The center will provide training to Indonesian
shoemakers with some of the trainers coming
from Italy, which has long been regarded as
one of the world's best shoe manufacturers.
It is expected that the IFSC will be actively
used by the Italian footwear industry to promote
technology and design capabilities, as well
as promoting any form of cooperation sought
with Indonesian counterparts.

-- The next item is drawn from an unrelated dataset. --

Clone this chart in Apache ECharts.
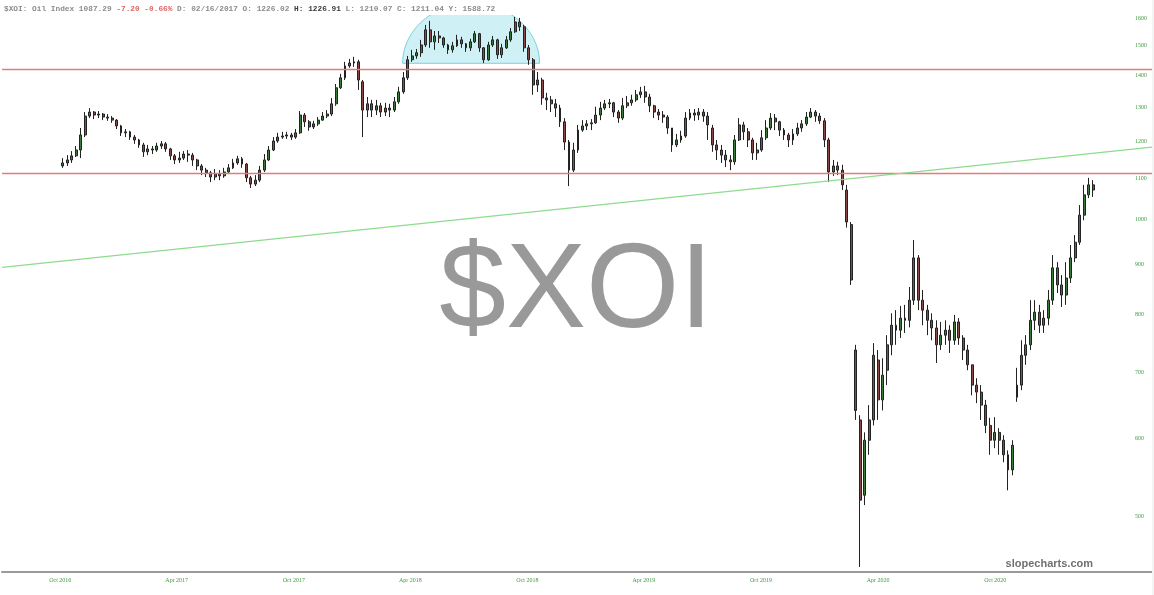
<!DOCTYPE html>
<html>
<head>
<meta charset="utf-8">
<script src="https://cdn.jsdelivr.net/npm/echarts@6/dist/echarts.min.js"></script>
<style>
html,body{margin:0;padding:0;background:#f4f4f4;}
#chart{position:absolute;left:0;top:0;width:1152px;height:595px;background:#ffffff;}
</style>
</head>
<body>
<div id="chart"></div>
<script>
// ---- data (weekly candles) ----
const firstWeek = '2016-10-05';
const opens = [
1133,1141,1149,1160,1176,1218,1273,1285,1276,1279,
1270,1267,1261,1244,1224,1227,1212,1204,1190,1171,
1179,1176,1187,1193,1179,1160,1149,1154,1165,1162,
1149,1133,1122,1115,1104,1112,1107,1117,1128,1141,
1152,1138,1102,1086,1096,1122,1149,1176,1201,1212,
1215,1218,1212,1224,1276,1256,1241,1250,1261,1273,
1279,1310,1360,1392,1431,1441,1445,1379,1291,1310,
1291,1304,1285,1297,1291,1316,1347,1392,1452,1465,
1476,1503,1557,1514,1535,1528,1503,1486,1500,1521,
1507,1493,1514,1543,1493,1452,1503,1521,1469,1493,
1521,1550,1586,1568,1493,1452,1369,1385,1328,1322,
1310,1297,1256,1198,1122,1176,1232,1244,1250,1253,
1276,1297,1310,1313,1285,1267,1304,1313,1322,1338,
1347,1331,1304,1285,1276,1270,1238,1190,1204,1215,
1267,1282,1276,1285,1273,1238,1190,1176,1162,1149,
1144,1204,1247,1227,1204,1168,1176,1210,1238,1267,
1256,1232,1218,1204,1221,1238,1250,1270,1285,1273,
1259,1204,1117,1133,1122,1071,988,737,626,525,
597,626,720,656,703,746,781,772,794,790,
828,914,828,809,790,776,746,763,772,754,
787,758,737,712,679,668,648,618,597,608,
597,577,557,660,679,728,746,790,805,781,
794,828,893,858,838,872,914,948,1010,1059,
1084];
const closes = [
1141,1149,1160,1176,1218,1273,1285,1276,1279,1270,
1267,1261,1244,1224,1227,1212,1204,1190,1171,1179,
1176,1187,1193,1179,1160,1149,1154,1165,1162,1149,
1133,1122,1115,1104,1112,1107,1117,1128,1141,1152,
1138,1102,1086,1096,1122,1149,1176,1201,1212,1215,
1218,1212,1224,1276,1256,1241,1250,1261,1273,1279,
1310,1360,1392,1431,1441,1445,1385,1291,1310,1291,
1304,1285,1297,1291,1316,1347,1392,1452,1465,1476,
1503,1557,1514,1535,1528,1503,1486,1500,1521,1507,
1493,1514,1543,1493,1452,1503,1521,1469,1493,1521,
1550,1586,1568,1493,1452,1369,1385,1328,1322,1310,
1297,1256,1198,1122,1176,1232,1244,1250,1253,1276,
1297,1310,1313,1285,1267,1304,1313,1322,1338,1347,
1331,1304,1285,1276,1270,1238,1190,1204,1215,1267,
1282,1276,1285,1273,1247,1190,1176,1162,1149,1144,
1204,1247,1227,1204,1168,1176,1210,1238,1267,1256,
1232,1218,1204,1221,1238,1250,1270,1285,1273,1259,
1204,1117,1133,1122,1084,994,868,640,519,597,
626,728,656,695,746,781,772,794,790,828,
914,828,809,790,776,746,763,772,754,787,
758,737,712,679,668,648,618,597,608,597,
577,557,590,679,728,746,790,805,781,794,
828,893,858,838,872,914,948,1010,1059,1084,
1071];
const lows = [
1128,1133,1141,1157,1154,1212,1267,1264,1267,1261,
1259,1253,1235,1215,1212,1204,1193,1182,1157,1162,
1165,1171,1179,1171,1149,1138,1141,1149,1144,1133,
1122,1109,1104,1091,1096,1096,1102,1115,1125,1136,
1128,1091,1076,1081,1091,1117,1146,1173,1196,1207,
1207,1204,1207,1221,1241,1230,1235,1244,1259,1267,
1273,1304,1356,1385,1425,1428,1353,1212,1270,1270,
1276,1270,1273,1270,1285,1310,1341,1385,1445,1455,
1462,1496,1493,1486,1510,1493,1472,1476,1496,1493,
1479,1482,1510,1479,1441,1448,1496,1455,1458,1489,
1514,1546,1553,1479,1435,1338,1347,1307,1291,1285,
1270,1241,1176,1081,1117,1168,1227,1232,1232,1250,
1261,1291,1297,1270,1253,1261,1297,1304,1316,1328,
1313,1285,1267,1261,1253,1221,1171,1184,1196,1210,
1261,1259,1261,1256,1204,1171,1149,1141,1130,1122,
1136,1201,1204,1184,1149,1149,1171,1204,1232,1232,
1215,1204,1184,1190,1215,1227,1244,1267,1256,1250,
1184,1091,1107,1109,1071,981,858,626,444,513,
577,618,626,640,679,728,746,758,767,777,
819,809,781,763,754,715,737,746,732,746,
746,720,703,663,651,626,607,577,586,577,
567,531,550,653,671,712,737,772,767,767,
781,819,842,815,819,862,905,942,998,1051,
1054];
const highs = [
1154,1162,1173,1187,1238,1285,1297,1288,1288,1282,
1279,1273,1264,1247,1235,1230,1218,1207,1196,1190,
1187,1196,1201,1198,1182,1165,1171,1173,1176,1168,
1152,1138,1128,1120,1125,1122,1128,1138,1152,1160,
1157,1141,1107,1109,1133,1165,1187,1212,1224,1227,
1227,1224,1235,1288,1282,1261,1259,1270,1285,1291,
1328,1372,1405,1445,1455,1462,1452,1385,1331,1322,
1322,1313,1313,1310,1331,1363,1411,1465,1486,1489,
1521,1575,1590,1553,1553,1532,1507,1514,1539,1532,
1510,1525,1553,1546,1496,1514,1535,1525,1507,1535,
1564,1605,1601,1575,1503,1458,1411,1392,1344,1334,
1325,1307,1267,1204,1196,1247,1261,1261,1264,1301,
1316,1322,1325,1316,1291,1328,1334,1338,1353,1363,
1366,1341,1307,1294,1288,1276,1238,1221,1230,1285,
1294,1294,1297,1294,1285,1247,1204,1190,1176,1162,
1218,1267,1256,1238,1210,1196,1232,1261,1282,1279,
1259,1238,1224,1235,1253,1261,1285,1297,1291,1282,
1267,1210,1149,1144,1136,1084,994,746,633,608,
648,749,737,723,763,803,809,817,819,854,
953,920,848,819,803,790,787,790,781,800,
794,763,746,712,690,679,656,629,630,614,
604,583,597,707,754,763,828,828,819,809,
848,920,905,878,905,942,964,1034,1084,1102,
1096];

const yTickLabels = [500, 600, 700, 800, 900, 1000, 1100, 1200, 1300, 1400, 1500, 1600];
const xTickDates = ['2016-10-01','2017-04-01','2017-10-01','2018-04-01','2018-10-01',
                    '2019-04-01','2019-10-01','2020-04-01','2020-10-01'];
const monthNames = ['Jan','Feb','Mar','Apr','May','Jun','Jul','Aug','Sep','Oct','Nov','Dec'];
const resistanceLevels = [1420, 1113.5];
const trendStart = ['2016-07-02', 894];
const trendEnd = ['2021-06-03', 1184];
const domeSpan = ['2018-03-20', '2018-10-20'];
const domeBase = 1440;
const domeApex = 1657;
const xRange = ['2016-07-02', '2021-06-03'];
const yRange = [438.8, 1612];

// ---- build ----
function ts(s) { const p = s.split('-').map(Number); return Date.UTC(p[0], p[1] - 1, p[2]); }
const DAY = 86400000;
const t0 = ts(firstWeek);
const candles = opens.map((o, i) => [t0 + i * 7 * DAY, o, closes[i], lows[i], highs[i]]);

const chart = echarts.init(document.getElementById('chart'), null, {renderer: 'canvas'});

const option = {
  animation: false,
  backgroundColor: '#ffffff',
  title: {
    left: 4, top: 5, padding: 0,
    text: '{g|$XOI: Oil Index 1087.29 }{r|-7.20 -0.66%}{g| D: 02/16/2017 O: 1226.02 }{b|H: 1226.91}{g| L: 1210.07 C: 1211.04 Y: 1588.72}',
    textStyle: {
      rich: {
        g: {fontFamily: 'Liberation Mono', fontSize: 7.8, color: '#8c8c8c'},
        r: {fontFamily: 'Liberation Mono', fontSize: 7.8, color: '#e06464'},
        b: {fontFamily: 'Liberation Mono', fontSize: 7.8, color: '#3a3a3a', fontWeight: 'bold'}
      }
    }
  },
  graphic: [
    {type: 'text', left: 'center', top: 234, z: 0, silent: true,
     style: {text: '$XOI', font: '120px "Liberation Sans"', fill: '#999999'}},
    {type: 'text', right: 59, top: 558, z: 10, silent: true,
     style: {text: 'slopecharts.com', font: 'bold 11px "Liberation Sans"', fill: '#717171'}}
  ],
  grid: {left: 2, right: 0, top: 15, bottom: 23, containLabel: false, outerBoundsMode: 'none'},
  xAxis: {
    type: 'value',
    min: ts(xRange[0]), max: ts(xRange[1]),
    axisLine: {show: true, lineStyle: {color: '#9a9a9a', width: 2}},
    axisTick: {show: false},
    splitLine: {show: false},
    axisLabel: {
      customValues: xTickDates.map(ts),
      margin: 5,
      fontFamily: 'Liberation Serif', fontSize: 6, color: '#3f9a3f',
      formatter: function (v) { const d = new Date(v); return monthNames[d.getUTCMonth()] + ' ' + d.getUTCFullYear(); }
    }
  },
  yAxis: {
    type: 'log', logBase: 10, position: 'right',
    min: yRange[0], max: yRange[1],
    axisLine: {show: false},
    axisTick: {show: false},
    splitLine: {show: false},
    axisLabel: {
      customValues: yTickLabels,
      inside: false, margin: -17,
      fontFamily: 'Liberation Serif', fontSize: 6, color: '#3f9a3f',
      formatter: function (v) { return String(Math.round(v)); }
    }
  },
  series: [
    {
      type: 'custom', name: 'dome', clip: true, z: 1, silent: true,
      encode: {x: [0, 1], y: [2, 3]},
      data: [[ts(domeSpan[0]), ts(domeSpan[1]), domeBase, domeApex]],
      renderItem: function (params, api) {
        const a = api.coord([api.value(0), api.value(2)]);
        const b = api.coord([api.value(1), api.value(2)]);
        const top = api.coord([(api.value(0) + api.value(1)) / 2, api.value(3)]);
        const cx = (a[0] + b[0]) / 2, rx = (b[0] - a[0]) / 2, ry = a[1] - top[1];
        const pts = [];
        for (let k = 0; k <= 60; k++) {
          const t = Math.PI * k / 60;
          pts.push([cx - rx * Math.cos(t), a[1] - ry * Math.sin(t)]);
        }
        return {type: 'polygon', shape: {points: pts},
                style: {fill: 'rgba(130,218,230,0.38)', stroke: '#7ad2dc', lineWidth: 1}};
      }
    },
    {
      type: 'candlestick', name: '$XOI', z: 3,
      barWidth: 2.4,
      data: candles,
      itemStyle: {color: '#3b7a3b', color0: '#874848', borderColor: '#222222', borderColor0: '#222222', borderWidth: 1},
      markLine: {
        silent: true, symbol: 'none', animation: false,
        label: {show: false},
        data: [
          {yAxis: resistanceLevels[0], lineStyle: {color: '#e27c7c', width: 1.3, type: 'solid'}},
          {yAxis: resistanceLevels[1], lineStyle: {color: '#e27c7c', width: 1.3, type: 'solid'}},
          [{coord: [ts(trendStart[0]), trendStart[1]], lineStyle: {color: '#8ddc8d', width: 1.2, type: 'solid'}},
           {coord: [ts(trendEnd[0]), trendEnd[1]]}]
        ]
      }
    }
  ]
};
chart.setOption(option);
</script>
</body>
</html>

Merola said that
Aprisindo would permanently take charge of the
center in its fourth year of operation. "We
will operate the center for the first three
years under Italian assistance, where we will
undertake training of the trainers," the ambassador
said.
Aprisindo praised the agreement as a positive
step toward a better future for the industry,
saying the world-class training programs would
provide the country's shoemakers with the skills
required to play a bigger role in the international
market. "I'm glad that the deal has finally
been made," Antonius Tardia, an Aprisindo official
said, adding that the association had been negotiating
the deal with the Italians since 1996. The deal
comes at a time when the country's footwear
sector has been severely hit by the global economic
downturn, with many analysts predicting that
the global economy is on the brink of a full-blown
recession. The association earlier warned of
a 10 percent drop in exports for this year.
In 2000, Indonesia's total shoe exports worldwide
were 217 million pairs, valued at $1.7 million.